O domínio da China na indústria global do vestuário está a desmoronar-se, enfraquecido pelo aumento dos custos, restrições regulatórias e especialização pouco rentável. O regresso de Donald Trump à Casa Branca e a sua política comercial agressiva podem acelerar a diversificação das cadeias de abastecimento. A Coface identifica os países que deverão desempenhar um papel crescente na produção global de vestuário.

Três tendências principais

  • A China está a perder terreno: a sua quota nas exportações mundiais de vestuário caiu de 54% em 2010 para 41% em 2023.
  • O Sul e o Sudeste Asiático estão a ganhar terreno: o Bangladesh, o Camboja, o Paquistão, o Vietname e a Índia estão em melhor posição se forem aplicados direitos aduaneiros uniformes.
  • A Europa está a ganhar terreno: com tarifas alfandegárias recíprocas, a Albânia, a Geórgia e outros países europeus tornar-se-iam relativamente mais competitivos.

 

Liberalização do comércio e poder de exportação da China

A eliminação gradual das quotas têxteis entre 1995 e 2005, combinada com a entrada da China na OMC em 2001, estimulou significativamente as suas exportações de vestuário e calçado, que aumentaram 4,8 vezes entre 1995 e 2010 (em comparação com 1,4 vezes para o resto do mundo).

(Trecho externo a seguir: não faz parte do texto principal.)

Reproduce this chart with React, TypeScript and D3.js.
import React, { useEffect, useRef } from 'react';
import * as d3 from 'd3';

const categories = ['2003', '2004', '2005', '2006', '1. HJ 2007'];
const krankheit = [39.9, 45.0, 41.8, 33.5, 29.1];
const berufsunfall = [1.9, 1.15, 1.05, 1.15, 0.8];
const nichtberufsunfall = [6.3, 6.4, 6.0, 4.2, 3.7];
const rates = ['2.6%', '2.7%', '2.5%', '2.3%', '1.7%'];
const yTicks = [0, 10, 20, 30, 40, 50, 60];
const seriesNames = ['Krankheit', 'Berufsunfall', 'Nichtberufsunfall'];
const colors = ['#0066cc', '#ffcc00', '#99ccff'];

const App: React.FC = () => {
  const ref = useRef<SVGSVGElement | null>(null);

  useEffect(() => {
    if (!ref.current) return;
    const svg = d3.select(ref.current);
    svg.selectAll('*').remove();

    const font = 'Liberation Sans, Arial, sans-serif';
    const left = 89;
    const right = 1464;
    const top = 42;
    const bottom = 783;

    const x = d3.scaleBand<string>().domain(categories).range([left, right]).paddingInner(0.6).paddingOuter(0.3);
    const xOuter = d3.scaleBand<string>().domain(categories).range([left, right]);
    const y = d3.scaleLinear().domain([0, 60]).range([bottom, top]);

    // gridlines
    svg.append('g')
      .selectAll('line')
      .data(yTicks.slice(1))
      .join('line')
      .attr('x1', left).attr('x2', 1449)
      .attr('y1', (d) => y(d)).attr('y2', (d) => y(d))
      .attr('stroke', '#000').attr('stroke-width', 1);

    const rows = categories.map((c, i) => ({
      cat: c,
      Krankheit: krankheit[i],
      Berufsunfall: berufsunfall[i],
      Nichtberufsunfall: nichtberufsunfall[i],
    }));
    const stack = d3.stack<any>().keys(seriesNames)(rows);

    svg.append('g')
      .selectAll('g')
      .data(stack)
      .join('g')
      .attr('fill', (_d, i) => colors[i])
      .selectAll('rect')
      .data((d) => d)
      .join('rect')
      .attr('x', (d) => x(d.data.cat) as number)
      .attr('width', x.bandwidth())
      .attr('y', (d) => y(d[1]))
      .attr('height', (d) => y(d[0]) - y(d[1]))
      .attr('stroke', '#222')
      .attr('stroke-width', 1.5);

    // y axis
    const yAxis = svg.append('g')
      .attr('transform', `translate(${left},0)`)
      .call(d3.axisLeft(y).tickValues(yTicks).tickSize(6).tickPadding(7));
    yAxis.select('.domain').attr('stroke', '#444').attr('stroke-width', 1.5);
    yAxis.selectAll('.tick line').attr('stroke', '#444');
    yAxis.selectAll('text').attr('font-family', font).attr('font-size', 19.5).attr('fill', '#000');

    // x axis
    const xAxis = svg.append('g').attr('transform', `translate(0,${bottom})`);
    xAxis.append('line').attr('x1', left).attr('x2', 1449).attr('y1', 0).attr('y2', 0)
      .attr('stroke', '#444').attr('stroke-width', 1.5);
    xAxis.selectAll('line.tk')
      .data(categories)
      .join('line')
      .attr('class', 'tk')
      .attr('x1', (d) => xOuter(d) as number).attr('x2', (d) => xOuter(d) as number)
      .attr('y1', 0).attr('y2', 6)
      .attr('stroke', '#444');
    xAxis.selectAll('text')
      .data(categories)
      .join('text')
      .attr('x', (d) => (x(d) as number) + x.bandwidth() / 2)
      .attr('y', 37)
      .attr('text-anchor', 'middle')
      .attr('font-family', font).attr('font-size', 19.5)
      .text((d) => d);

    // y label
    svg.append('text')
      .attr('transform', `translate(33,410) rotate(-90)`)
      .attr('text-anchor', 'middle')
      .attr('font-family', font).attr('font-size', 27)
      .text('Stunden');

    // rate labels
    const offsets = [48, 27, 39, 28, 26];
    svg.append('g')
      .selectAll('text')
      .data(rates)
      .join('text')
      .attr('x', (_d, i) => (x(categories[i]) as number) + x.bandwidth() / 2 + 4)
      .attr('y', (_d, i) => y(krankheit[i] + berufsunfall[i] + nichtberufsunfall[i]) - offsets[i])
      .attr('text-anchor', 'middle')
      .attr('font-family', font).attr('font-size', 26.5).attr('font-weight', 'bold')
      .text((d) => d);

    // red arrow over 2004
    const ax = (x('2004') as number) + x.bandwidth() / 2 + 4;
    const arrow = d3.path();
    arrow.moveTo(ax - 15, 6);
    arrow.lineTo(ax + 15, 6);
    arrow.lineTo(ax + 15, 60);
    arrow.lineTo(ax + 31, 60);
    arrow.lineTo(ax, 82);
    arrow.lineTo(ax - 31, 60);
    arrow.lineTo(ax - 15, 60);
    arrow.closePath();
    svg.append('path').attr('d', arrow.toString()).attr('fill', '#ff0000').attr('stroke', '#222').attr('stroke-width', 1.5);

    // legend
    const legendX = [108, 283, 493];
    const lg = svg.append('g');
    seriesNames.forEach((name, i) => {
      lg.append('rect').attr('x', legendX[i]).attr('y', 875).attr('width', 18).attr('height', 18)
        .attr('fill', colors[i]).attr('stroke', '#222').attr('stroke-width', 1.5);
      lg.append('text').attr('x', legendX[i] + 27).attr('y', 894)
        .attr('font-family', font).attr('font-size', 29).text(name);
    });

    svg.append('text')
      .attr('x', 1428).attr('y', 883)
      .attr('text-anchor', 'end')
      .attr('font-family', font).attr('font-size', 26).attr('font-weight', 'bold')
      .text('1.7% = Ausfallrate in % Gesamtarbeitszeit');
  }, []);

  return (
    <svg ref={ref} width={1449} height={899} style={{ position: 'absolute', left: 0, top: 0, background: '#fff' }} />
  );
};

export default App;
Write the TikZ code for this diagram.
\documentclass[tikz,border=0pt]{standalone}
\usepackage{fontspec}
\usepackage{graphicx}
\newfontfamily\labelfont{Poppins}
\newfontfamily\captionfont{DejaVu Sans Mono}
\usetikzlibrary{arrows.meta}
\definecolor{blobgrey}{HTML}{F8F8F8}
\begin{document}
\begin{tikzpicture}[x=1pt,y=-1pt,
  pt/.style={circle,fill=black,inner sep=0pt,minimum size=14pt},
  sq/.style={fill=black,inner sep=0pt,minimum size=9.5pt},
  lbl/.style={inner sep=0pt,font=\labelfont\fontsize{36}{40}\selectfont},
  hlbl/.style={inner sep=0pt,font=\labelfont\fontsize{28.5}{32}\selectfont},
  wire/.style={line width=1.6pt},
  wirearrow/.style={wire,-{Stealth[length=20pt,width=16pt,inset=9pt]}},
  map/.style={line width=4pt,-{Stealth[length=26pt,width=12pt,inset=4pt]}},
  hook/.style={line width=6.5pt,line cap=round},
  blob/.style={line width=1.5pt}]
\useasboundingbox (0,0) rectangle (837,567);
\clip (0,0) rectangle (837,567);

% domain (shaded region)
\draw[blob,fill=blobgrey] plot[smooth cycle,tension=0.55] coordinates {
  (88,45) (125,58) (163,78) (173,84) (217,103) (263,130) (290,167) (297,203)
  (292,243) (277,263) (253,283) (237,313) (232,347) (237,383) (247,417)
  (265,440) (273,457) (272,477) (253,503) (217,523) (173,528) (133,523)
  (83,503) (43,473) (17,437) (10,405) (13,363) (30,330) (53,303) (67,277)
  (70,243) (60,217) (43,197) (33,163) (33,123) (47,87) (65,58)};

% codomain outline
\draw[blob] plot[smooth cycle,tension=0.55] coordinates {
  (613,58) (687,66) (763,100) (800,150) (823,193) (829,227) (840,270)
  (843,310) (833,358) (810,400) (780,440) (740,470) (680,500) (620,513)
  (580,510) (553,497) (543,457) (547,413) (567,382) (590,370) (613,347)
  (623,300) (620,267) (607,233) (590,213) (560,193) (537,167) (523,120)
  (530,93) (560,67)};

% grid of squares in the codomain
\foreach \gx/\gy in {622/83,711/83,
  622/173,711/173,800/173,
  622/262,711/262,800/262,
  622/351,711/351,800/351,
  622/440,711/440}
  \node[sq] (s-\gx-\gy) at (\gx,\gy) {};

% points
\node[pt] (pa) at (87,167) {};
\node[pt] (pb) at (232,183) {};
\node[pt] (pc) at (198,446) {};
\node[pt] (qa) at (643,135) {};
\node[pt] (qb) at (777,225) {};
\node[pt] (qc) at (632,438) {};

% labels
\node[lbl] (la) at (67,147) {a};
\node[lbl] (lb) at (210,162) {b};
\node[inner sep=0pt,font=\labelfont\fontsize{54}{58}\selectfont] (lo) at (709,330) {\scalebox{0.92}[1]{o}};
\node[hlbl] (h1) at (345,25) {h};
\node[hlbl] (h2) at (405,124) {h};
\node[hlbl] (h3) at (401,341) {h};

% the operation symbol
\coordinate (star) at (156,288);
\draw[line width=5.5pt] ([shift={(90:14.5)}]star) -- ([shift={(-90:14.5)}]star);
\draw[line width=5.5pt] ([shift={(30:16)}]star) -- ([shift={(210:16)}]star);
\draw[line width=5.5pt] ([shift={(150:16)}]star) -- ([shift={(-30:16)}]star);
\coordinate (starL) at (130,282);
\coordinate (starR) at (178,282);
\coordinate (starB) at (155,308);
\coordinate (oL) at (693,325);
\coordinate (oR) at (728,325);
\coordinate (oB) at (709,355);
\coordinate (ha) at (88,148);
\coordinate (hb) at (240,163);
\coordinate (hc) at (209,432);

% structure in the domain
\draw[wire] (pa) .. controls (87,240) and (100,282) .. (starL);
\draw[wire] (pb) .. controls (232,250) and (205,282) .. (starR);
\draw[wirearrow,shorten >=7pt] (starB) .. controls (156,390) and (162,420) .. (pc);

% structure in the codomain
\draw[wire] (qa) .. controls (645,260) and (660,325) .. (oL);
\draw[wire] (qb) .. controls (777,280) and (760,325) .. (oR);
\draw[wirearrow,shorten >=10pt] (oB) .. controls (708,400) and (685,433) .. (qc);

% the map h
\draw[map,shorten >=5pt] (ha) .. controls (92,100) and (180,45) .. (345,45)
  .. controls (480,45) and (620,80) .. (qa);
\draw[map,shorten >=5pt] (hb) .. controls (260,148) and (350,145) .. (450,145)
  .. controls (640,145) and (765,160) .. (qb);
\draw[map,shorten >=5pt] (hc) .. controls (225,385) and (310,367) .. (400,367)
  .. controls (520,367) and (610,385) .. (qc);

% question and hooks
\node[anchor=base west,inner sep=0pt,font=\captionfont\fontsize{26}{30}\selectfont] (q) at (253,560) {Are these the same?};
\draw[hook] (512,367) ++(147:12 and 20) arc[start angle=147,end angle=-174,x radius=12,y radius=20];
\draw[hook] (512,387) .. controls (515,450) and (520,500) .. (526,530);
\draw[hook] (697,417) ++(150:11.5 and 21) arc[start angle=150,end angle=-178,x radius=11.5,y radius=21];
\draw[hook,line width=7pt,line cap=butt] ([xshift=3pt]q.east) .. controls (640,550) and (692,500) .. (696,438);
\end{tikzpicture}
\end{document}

No entanto, este avanço não pode ser explicado apenas pela liberalização do comércio. A China aproveitou a sua grande população e os baixos custos de mão de obra (um fator-chave que representa 20 a 30% do custo final de uma peça de vestuário), os vastos recursos naturais e químicos de fibras têxteis e a estabilidade política.

 

Concorrência global: os limites do modelo chinês

Embora a China continue a ser o maior exportador mundial de vestuário, o seu domínio está a enfraquecer. A sua quota nas exportações globais caiu de 54% em 2010 para 41% em 2023.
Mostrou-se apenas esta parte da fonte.